4/22/2025

It’s very clearly Tube month over here at the Emma blog.
You see that Tube I highlighted in green, and the nipple lookin’ thing it connects to? This blog post is about that Tube and that… nipple.
Today’s adventure started like most of them do: with me lying to myself that I was just going to check something real quick.
The goal? Address a minor vacuum line cleanup. Nothing serious—just replace an old janky braided hose from the carb to the distributor with proper 3/16″ fuel line. Easy, right?

Janky Hose
Except, of course, it never is.
What followed was a deep dive into the broken mechanical soul of Emma’s ignition system.
One vacuum hose became a vacuum test.
That became a dizzy cap removal.
Then I’m standing in the garage, sucking on a hose like I’m on OnlyFans, wondering why nothing’s moving.
Spoiler: it’s because the vacuum advance canister is completely dead. No resistance. No motion. Just a dry, wheezing nothingness, like an asthmatic ghost.
So now a new vacuum can is on the way.
The timing issues I’d been chasing in 2nd and 3rd gear? The shuddering? The surging like Emma just wanted to go faster?
Suddenly not such a mystery.
All this time, I thought I was dealing with fuel. Turns out it was timing. Dead vacuum advance = no light throttle response.
Also, I might’ve solved that by bumping the timing to 40° at one point. Did it run well? Hell yeah. Was that safe? Not even a little.
Anyway, I’m going to cap off some old crusty heater blower motor wires because they looked like they were ready to throw sparks just out of spite. The replacement blower’s in the mail.
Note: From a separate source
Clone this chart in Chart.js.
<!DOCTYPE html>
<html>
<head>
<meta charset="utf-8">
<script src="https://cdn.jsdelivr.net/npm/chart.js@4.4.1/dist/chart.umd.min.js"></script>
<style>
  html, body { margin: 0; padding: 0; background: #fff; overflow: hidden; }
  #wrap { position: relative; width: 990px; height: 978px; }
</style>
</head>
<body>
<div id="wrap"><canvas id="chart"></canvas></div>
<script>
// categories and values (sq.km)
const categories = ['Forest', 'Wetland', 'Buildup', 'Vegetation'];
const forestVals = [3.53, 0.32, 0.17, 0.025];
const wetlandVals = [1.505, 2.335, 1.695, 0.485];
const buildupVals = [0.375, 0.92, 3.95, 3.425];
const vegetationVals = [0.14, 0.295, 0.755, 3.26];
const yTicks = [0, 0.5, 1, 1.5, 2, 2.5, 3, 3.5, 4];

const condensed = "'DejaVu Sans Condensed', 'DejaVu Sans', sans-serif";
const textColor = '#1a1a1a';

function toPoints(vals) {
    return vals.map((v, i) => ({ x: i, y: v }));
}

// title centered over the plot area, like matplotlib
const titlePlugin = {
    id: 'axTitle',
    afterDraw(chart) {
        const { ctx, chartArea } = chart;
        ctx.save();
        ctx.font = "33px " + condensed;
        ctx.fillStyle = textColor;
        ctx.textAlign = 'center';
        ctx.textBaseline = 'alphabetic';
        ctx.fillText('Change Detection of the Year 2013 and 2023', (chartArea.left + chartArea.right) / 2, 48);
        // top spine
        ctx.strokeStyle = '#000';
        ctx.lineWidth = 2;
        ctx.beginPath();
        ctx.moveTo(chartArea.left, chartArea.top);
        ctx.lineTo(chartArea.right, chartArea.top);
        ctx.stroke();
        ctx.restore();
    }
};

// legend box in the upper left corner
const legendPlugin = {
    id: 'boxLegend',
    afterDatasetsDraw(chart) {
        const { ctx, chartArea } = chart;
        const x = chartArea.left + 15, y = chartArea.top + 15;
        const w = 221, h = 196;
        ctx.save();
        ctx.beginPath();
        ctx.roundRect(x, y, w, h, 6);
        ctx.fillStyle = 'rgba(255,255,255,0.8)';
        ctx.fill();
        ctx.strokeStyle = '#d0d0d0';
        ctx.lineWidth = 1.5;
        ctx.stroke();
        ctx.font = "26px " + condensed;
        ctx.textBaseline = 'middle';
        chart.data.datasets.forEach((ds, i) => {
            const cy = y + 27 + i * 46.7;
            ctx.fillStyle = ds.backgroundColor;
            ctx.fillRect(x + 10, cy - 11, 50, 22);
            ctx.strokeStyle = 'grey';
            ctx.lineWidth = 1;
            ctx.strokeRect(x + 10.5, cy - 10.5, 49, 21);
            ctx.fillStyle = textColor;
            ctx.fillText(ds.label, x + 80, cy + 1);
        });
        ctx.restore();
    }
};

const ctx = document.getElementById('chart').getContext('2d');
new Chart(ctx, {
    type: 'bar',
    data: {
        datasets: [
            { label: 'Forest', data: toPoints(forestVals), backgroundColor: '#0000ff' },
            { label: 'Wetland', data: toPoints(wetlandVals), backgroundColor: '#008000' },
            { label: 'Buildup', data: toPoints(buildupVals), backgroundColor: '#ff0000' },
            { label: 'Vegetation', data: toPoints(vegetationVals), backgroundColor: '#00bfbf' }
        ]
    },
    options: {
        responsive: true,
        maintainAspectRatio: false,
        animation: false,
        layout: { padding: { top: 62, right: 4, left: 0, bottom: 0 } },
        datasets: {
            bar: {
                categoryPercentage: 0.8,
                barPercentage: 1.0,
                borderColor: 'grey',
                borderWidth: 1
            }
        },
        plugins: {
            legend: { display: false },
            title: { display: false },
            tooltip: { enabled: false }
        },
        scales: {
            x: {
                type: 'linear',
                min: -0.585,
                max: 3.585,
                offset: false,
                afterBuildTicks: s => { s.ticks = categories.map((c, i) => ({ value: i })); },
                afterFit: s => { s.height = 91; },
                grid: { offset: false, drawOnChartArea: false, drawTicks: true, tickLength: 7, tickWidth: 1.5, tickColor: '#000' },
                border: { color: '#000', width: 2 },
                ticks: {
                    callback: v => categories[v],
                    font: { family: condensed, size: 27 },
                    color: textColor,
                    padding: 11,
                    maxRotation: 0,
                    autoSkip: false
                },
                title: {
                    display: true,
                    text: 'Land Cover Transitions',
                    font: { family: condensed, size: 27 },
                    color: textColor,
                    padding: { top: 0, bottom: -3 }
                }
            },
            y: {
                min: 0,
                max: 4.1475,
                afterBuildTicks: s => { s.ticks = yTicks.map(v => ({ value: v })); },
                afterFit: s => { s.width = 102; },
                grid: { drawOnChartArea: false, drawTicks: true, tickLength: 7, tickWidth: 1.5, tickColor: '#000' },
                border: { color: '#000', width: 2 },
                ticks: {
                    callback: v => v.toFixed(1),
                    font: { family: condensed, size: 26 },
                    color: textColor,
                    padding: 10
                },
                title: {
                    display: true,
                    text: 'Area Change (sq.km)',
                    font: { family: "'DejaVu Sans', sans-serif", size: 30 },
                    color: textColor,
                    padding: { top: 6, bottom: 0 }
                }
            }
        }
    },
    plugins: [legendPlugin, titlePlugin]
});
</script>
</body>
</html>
At this point I’m emotionally prepared for a full rodent exorcism when I crack that housing open.
TL;DR:
- Replaced a vacuum hose ✔️
- Discovered the vacuum advance is dead ❌
- Ordered new parts ✔️
- Sucked on a hose like a cam girl✔️
- Realized the car’s been yelling at me for months and I wasn’t listening ✔️
Title still stands. This sucks. But in a good way.